Third, use a bit more software power to do things semi-automatically. Just like option #2, but let Shearwater do calculations for you and make a recommendation.

Fourth, Shearwater tracks cell deviation overtime and alerts when cells are bad so you can vote them out or take them out. Will require a bit more coordination with cell changing procedures.

In other words, there are a few ways of thinking about it... Why not do it?


Cheers, --v

P.S. I got 10 hours on CCR, so if I missed something, please correct me and explain the reasoning. Anything helps at this point.
 
we have asked, it's up to @tcoen to implement. Divesoft has given us the ability for years and it is in my opinion a massive safety improvement over pure 3-cell voting logic.
Without a pressure testing head *Divesoft also has this and also tracks deviation and all sorts of other things* the unit can't really track anything with the cells other than their mV. Linearity from 0-1.0 is pretty irrelevant compared to linearity from 1.0-1.6 and without a third point for calibration above 1.0 it doesn't do a whole lot for you. No real benefit in the computer tracking this for you though so that's low on the list.
 
we have asked, it's up to @tcoen to implement. Divesoft has given us the ability for years and it is in my opinion a massive safety improvement over pure 3-cell voting logic.
Without a pressure testing head *Divesoft also has this and also tracks deviation and all sorts of other things* the unit can't really track anything with the cells other than their mV. Linearity from 0-1.0 is pretty irrelevant compared to linearity from 1.0-1.6 and without a third point for calibration above 1.0 it doesn't do a whole lot for you. No real benefit in the computer tracking this for you though so that's low on the list.

Gotcha! You know, I am okay without a pressure head for now. I wonder if you can implement some support for a third point calibration. For example, we already do O2 flushes at 20ft, but the computer has no idea about it, it simply shows the result. What if we told the computer about the flush, as in "Hey, bud, I am flushing O2 at 20ft. Lemme know if mV is not what you expect based on the data you got so far!" Of course, there is some room for error there...
 
I don't know if it's fair to say that tracking linearity from 0 to 1 is completely irrelevant. Is it fairer to state that a cell which is not linear from 0 to 1 is not going to be linear from 1 to 1.6, but that also, a cell which is linear from 0 to 1 is not gauranteed to be linear from 1 to 1.6?

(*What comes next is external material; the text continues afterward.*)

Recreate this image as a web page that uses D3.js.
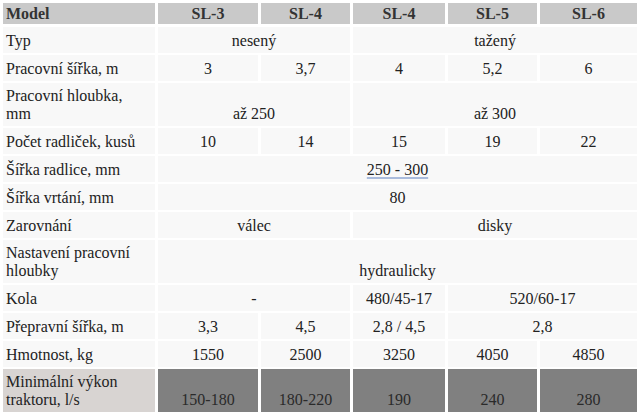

That is, doesn't it make sense to check your cell in air, then in oxygen to confirm it is atleast linear on the surface, along with calculating your expect linearity at 1.6?

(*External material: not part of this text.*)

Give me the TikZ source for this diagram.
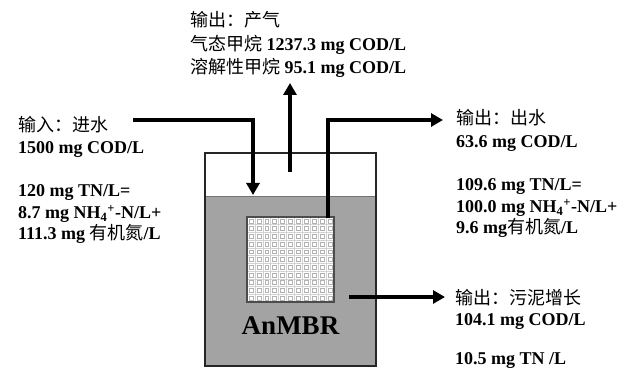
\documentclass[tikz,border=0pt]{standalone}
\usepackage{fontspec}
\setmainfont{Liberation Serif}
\newfontfamily\cjkfont{Noto Sans CJK SC}
\newcommand\zhtext[1]{{\cjkfont\mdseries #1}}
\usetikzlibrary{arrows.meta}
\begin{document}
\begin{tikzpicture}[x=1pt,y=-1pt,
  txt/.style={anchor=base west,inner sep=0pt,font=\fontsize{18}{20}\selectfont\bfseries},
  flow/.style={line width=3.6pt,-{Triangle[length=12pt,width=13pt]}},
  tankline/.style={draw=black!85,line width=1.5pt},
  gridline/.style={draw=black!18,line width=0.6pt},
  cellsq/.style={draw=black!30,line width=0.5pt}]
\useasboundingbox (0,0) rectangle (625,371);
% tank
\fill[fill=black!36] (205,196) rectangle (376,366);
\draw[black!55,line width=0.8pt] (205,196) -- (376,196);
\draw[tankline] (205,153) rectangle (376,366);
% membrane
\coordinate (memNW) at (247,217);
\coordinate (memSE) at (334,302);
\fill[white] (memNW) rectangle (memSE);
\foreach \k in {1,...,10}{
  \draw[gridline] ({247+\k*7.91},217) -- ({247+\k*7.91},302);
  \draw[gridline] (247,{217+\k*7.73}) -- (334,{217+\k*7.73});
}
\foreach \i in {0,...,10}{
  \foreach \j in {0,...,10}{
    \draw[cellsq] ({247+\i*7.91+2},{217+\j*7.73+1.9}) rectangle ++(3.9,3.9);
  }
}
\draw[draw=black!70,line width=1.4pt] (memNW) rectangle (memSE);
\node[anchor=base,inner sep=0pt,font=\fontsize{27}{30}\selectfont\bfseries] (anmbr) at (290.5,335) {AnMBR};
% connectors
\coordinate (inStart) at (133,120);
\coordinate (inCorner) at (253,120);
\coordinate (inEnd) at (253,195);
\draw[flow] (inStart) -- (inCorner) -- (inEnd);
\coordinate (gasStart) at (290,172);
\coordinate (gasEnd) at (290,83);
\draw[flow] (gasStart) -- (gasEnd);
\coordinate (effStart) at (328,218);
\coordinate (effCorner) at (328,120);
\coordinate (effEnd) at (443,120);
\draw[flow] (effStart) -- (effCorner) -- (effEnd);
\coordinate (slStart) at (349,297);
\coordinate (slEnd) at (445,297);
\draw[flow] (slStart) -- (slEnd);
% left texts
\node[txt] (l1) at (18,132) {\zhtext{输入：进水}};
\node[txt] (l2) at (18,154) {1500 mg COD/L};
\node[txt] (l3) at (18,197) {120 mg TN/L=};
\node[txt] (l4) at (18,218.5) {8.7 mg NH\textsubscript{4}\textsuperscript{+}-N/L+};
\node[txt] (l5) at (18,240) {111.3 mg \zhtext{有机氮}/L};
% top texts
\node[txt] (t1) at (190,27) {\zhtext{输出：产气}};
\node[txt] (t2) at (190,51) {\zhtext{气态甲烷} 1237.3 mg COD/L};
\node[txt] (t3) at (190,74) {\zhtext{溶解性甲烷} 95.1 mg COD/L};
% right texts
\node[txt] (r1) at (456,125) {\zhtext{输出：出水}};
\node[txt] (r2) at (456,148) {63.6 mg COD/L};
\node[txt] (r3) at (456,191) {109.6 mg TN/L=};
\node[txt] (r4) at (456,212.5) {100.0 mg NH\textsubscript{4}\textsuperscript{+}-N/L+};
\node[txt] (r5) at (456,234) {9.6 mg\zhtext{有机氮}/L};
% bottom right texts
\node[txt] (s1) at (455,305) {\zhtext{输出：污泥增长}};
\node[txt] (s2) at (455,326) {104.1 mg COD/L};
\node[txt] (s3) at (455,365) {10.5 mg TN /L};
\end{tikzpicture}
\end{document}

And, if a cell is 98% linear from .21 to 1, then shouldn't be expect that in a best case scenario, the cell is 98% linear from 1 to 1.6, rather than expecting it to be 100% linear from 1 to 1.6?

Additionally, is it better to check that 1.6 linearity at 20' on the way in, on deco, or both? IE, is it possible for a cell to perform linear for short time at high po2 and then fail shortly after? And should we target 1.6 or something very close to 1.6, like 1.5?

I do wish my computer would compare expected values and call out outliers, and give me the ability to manually vote out cells. I don't want to fight a rebreather that is injecting oxygen due to two bad cells; and I don't want to manually add oxygen while trying to only view one cell and ignore two others. I don't think that's an incredibly common scenario; proper gas planning should allow a bailout if it's really causing me that much hassle; and I don't know of any deaths that happened because people got confused due to bad cells and voting logic.

But I use an app to record cell voltages in air and o2 at surface, calculating linearity from .21 to 1, and predicting voltages at 1.6, so I can check that underwater. Also makes it easy to see that hey, last dive my cell started at 11.3 and was 99% linear, now my cell is suddenly at 9.5 and only 97% linear.